Tiffany Studios was founded in New York by Louis Comfort Tiffany; the firm was operational from 1878 to 1933, creating remarkable design works featuring exquisite stained glass, including the Tiffany-patented iridescent Favrile glass. Freeman’s has a long history of presenting works created by Tiffany Studios at auction, ranging from small table lamps to a set of stained-glass church windows. Louis Tiffany arguably solidified his artistic legacy in the medium of glass as soon as he began his experimentation with it. As the technique for creating stained glass had gone largely unchanged since the medieval era, Tiffany’s process for glass production using copper foil and leaded techniques was cutting-edge for its time. The techniques he developed for cutting glass, and chemical formulas developed, allowed him to create a previously unreachable level of detail that brought about a rebirth of the medium.
Louis Comfort Tiffany’s name is synonymous with the ornate style of America’s Gilded Age, but little was known about the day-to-day operations of the Tiffany Studios firm until a cache of letters written by Clara Driscoll, a worker at the firm, was brought to light in 2005, filling in gaps left by the destruction of firm records in the early 1930s. This discovery has led to a reevaluation of Tiffany Studios, centering women in the company’s narrative and artistic output. From her letters, we know that Driscoll broke with the company three times over her twenty-year tenure for marital engagements—to work in Tiffany’s studios, women were not permitted to marry, and only men were allowed to unionize. Driscoll headed the Women’s Glass Cutting Department as early as 1894; under Driscoll’s creative direction, this all-female department, which at its peak employed 27 to 35 women, produced iconic lamps, mosaics, and stained-glass windows. These women continually displayed their skilled artistry without due credit, creating naturalistic and iconic lamp designs like the Dragonfly, Wisteria, and Daffodil, the Story of the Cross window made for a Chicago chapel, and the Four Seasons window exhibited at the 1900 World’s Fair in Paris.
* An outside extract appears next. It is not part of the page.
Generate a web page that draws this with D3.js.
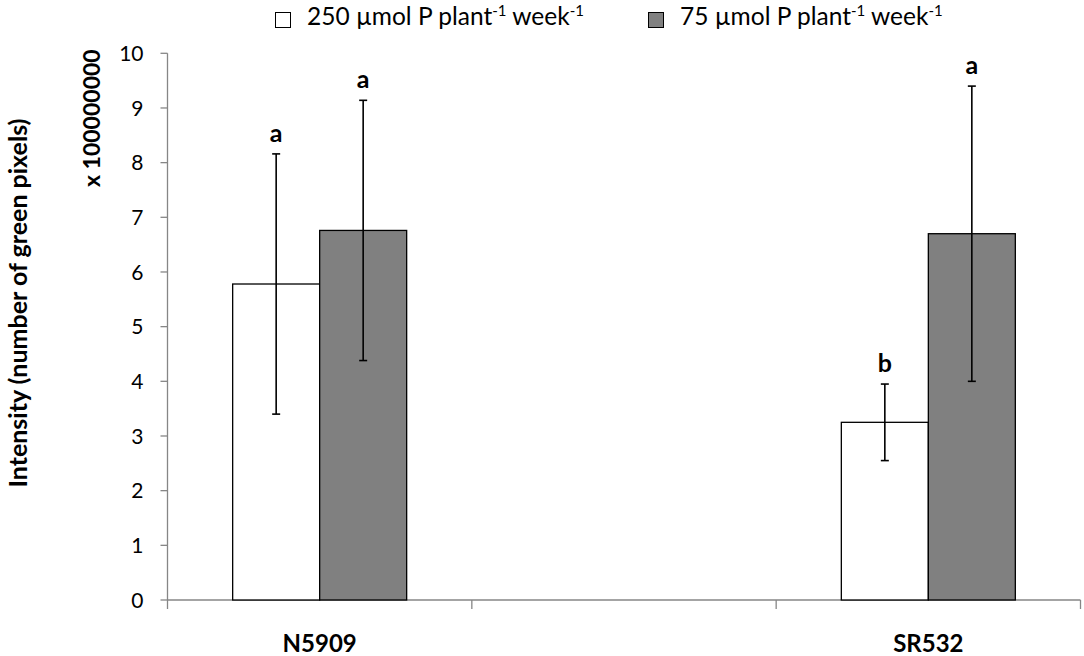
<!DOCTYPE html>
<html><head><meta charset="utf-8">
<script src="https://cdn.jsdelivr.net/npm/d3@7"></script>
<style>body{margin:0;background:#fff}svg{display:block;font-family:Lato,"Open Sans",sans-serif}</style>
</head><body><svg id="c" width="1084" height="656"></svg>
<script>
const categories = ["N5909", "", "SR532"];
const seriesNames = ["250", "75"];
const values250 = [5.78, null, 3.25];
const err250 = [2.38, null, 0.70];
const values75 = [6.76, null, 6.70];
const err75 = [2.38, null, 2.70];
const letters250 = ["a", null, "b"];
const letters75 = ["a", null, "a"];
const yTicks = [0,1,2,3,4,5,6,7,8,9,10];
const colors = {"250": "#ffffff", "75": "#808080"};

const svg = d3.select("#c");
const axisColor = "#868686";
const x = d3.scaleBand().domain(categories.map((c,i)=>i)).range([167.5, 1080.5]).padding(0);
const y = d3.scaleLinear().domain([0,10]).range([600, 53.3]);
const half = 87;

// y axis
const ya = svg.append("g").attr("transform","translate(167.5,0)");
ya.append("line").attr("y1",y(0)).attr("y2",y(10)).attr("stroke",axisColor).attr("stroke-width",1.3);
yTicks.forEach(t=>{
  ya.append("line").attr("x1",-7).attr("x2",0).attr("y1",y(t)).attr("y2",y(t)).attr("stroke",axisColor).attr("stroke-width",1.3);
  ya.append("text").attr("x",-24).attr("y",y(t)).attr("dy","0.36em").attr("text-anchor","end")
    .attr("font-size",21).attr("fill","#000").text(t);
});
// x axis
const xa = svg.append("g");
xa.append("line").attr("x1",167.5).attr("x2",1080.5).attr("y1",y(0)).attr("y2",y(0)).attr("stroke",axisColor).attr("stroke-width",1.3);
const edges = categories.map((c,i)=>x(i)).concat([x(categories.length-1)+x.bandwidth()]);
edges.forEach(e=>{
  xa.append("line").attr("x1",e).attr("x2",e).attr("y1",y(0)).attr("y2",y(0)+9).attr("stroke",axisColor).attr("stroke-width",1.3);
});
categories.forEach((c,i)=>{
  xa.append("text").attr("x",x(i)+x.bandwidth()/2).attr("y",652).attr("text-anchor","middle")
    .attr("font-size",24).attr("font-weight","bold").text(c);
});

const series = [
  {name:"250", vals:values250, err:err250, letters:letters250, off:-1},
  {name:"75", vals:values75, err:err75, letters:letters75, off:0}
];
series.forEach(s=>{
  const g = svg.append("g");
  s.vals.forEach((v,i)=>{
    if(v==null) return;
    const cx = x(i)+x.bandwidth()/2;
    const x0 = cx + s.off*half;
    g.append("rect").attr("x",x0).attr("y",y(v)).attr("width",half).attr("height",y(0)-y(v))
      .attr("fill",colors[s.name]).attr("stroke","#000").attr("stroke-width",1.3);
  });
});
series.forEach(s=>{
  const g = svg.append("g");
  s.vals.forEach((v,i)=>{
    if(v==null) return;
    const cx = x(i)+x.bandwidth()/2 + s.off*half + half/2;
    const lo = v - s.err[i], hi = v + s.err[i];
    g.append("line").attr("x1",cx).attr("x2",cx).attr("y1",y(lo)).attr("y2",y(hi)).attr("stroke","#000").attr("stroke-width",1.6);
    [lo,hi].forEach(e=>g.append("line").attr("x1",cx-4).attr("x2",cx+4).attr("y1",y(e)).attr("y2",y(e)).attr("stroke","#000").attr("stroke-width",1.6));
    if(s.letters[i]) g.append("text").attr("x",cx).attr("y",y(hi)-12).attr("text-anchor","middle")
      .attr("font-size",25).attr("font-weight","bold").text(s.letters[i]);
  });
});

// y titles
svg.append("text").attr("transform","translate(27,303) rotate(-90)").attr("text-anchor","middle")
  .attr("font-size",25).attr("font-weight","bold").text("Intensity (number of green pixels)");
svg.append("text").attr("transform","translate(100,187) rotate(-90)").attr("text-anchor","start")
  .attr("font-size",23).attr("font-weight","bold").text("x 100000000");

// legend
const legend = [
  {name:"250", label:"250 µmol P plant", x:275},
  {name:"75", label:"75 µmol P plant", x:648}
];
legend.forEach(l=>{
  svg.append("rect").attr("x",l.x+0.5).attr("y",12.5).attr("width",15).attr("height",15)
    .attr("fill",colors[l.name]).attr("stroke","#000").attr("stroke-width",1);
  const t = svg.append("text").attr("x",l.x+32).attr("y",25).attr("font-size",24.5);
  t.append("tspan").text(l.label);
  t.append("tspan").attr("dy",-9).attr("font-size",15).text("-1");
  t.append("tspan").attr("dy",9).attr("font-size",24.5).text(" week");
  t.append("tspan").attr("dy",-9).attr("font-size",15).text("-1");
});
</script></body></html>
Driscoll oversaw the tedious and intensive process of selection, cutting, foiling, and assemblage of the thousands of pieces of glass it took to create each work.
The quality of the firm’s work was immediately recognized worldwide, becoming the gold standard. In 1893, Tiffany took the world by storm at the World Columbian Exposition, where his studio’s work received a sweeping 44 accolades; at the turn of the century, the studio’s work received the Grand Prix in Paris and St. Petersburg, and gold medals in Dresden and Turin. Thanks to the letters of Clara Driscoll, much more is known about the highly skilled laborers and processes that went into actualizing Tiffany Studio’s unparalleled designs—challenging the traditional male-dominated narrative and enriching the brilliance of the studio’s legacy, giving names, stories, and credit to those whose skilled handiwork has heretofore gone largely unrecognized.
Freeman’s recent successes in selling works by Tiffany Studios include the remarkable sale of a rare set of seven stained-glass windows in 2020 for $705,000, the 2016 sale of a rare and important Iris lantern for $370,000, and the sale of a Nasturtium table lamp in 2020 for $206,250.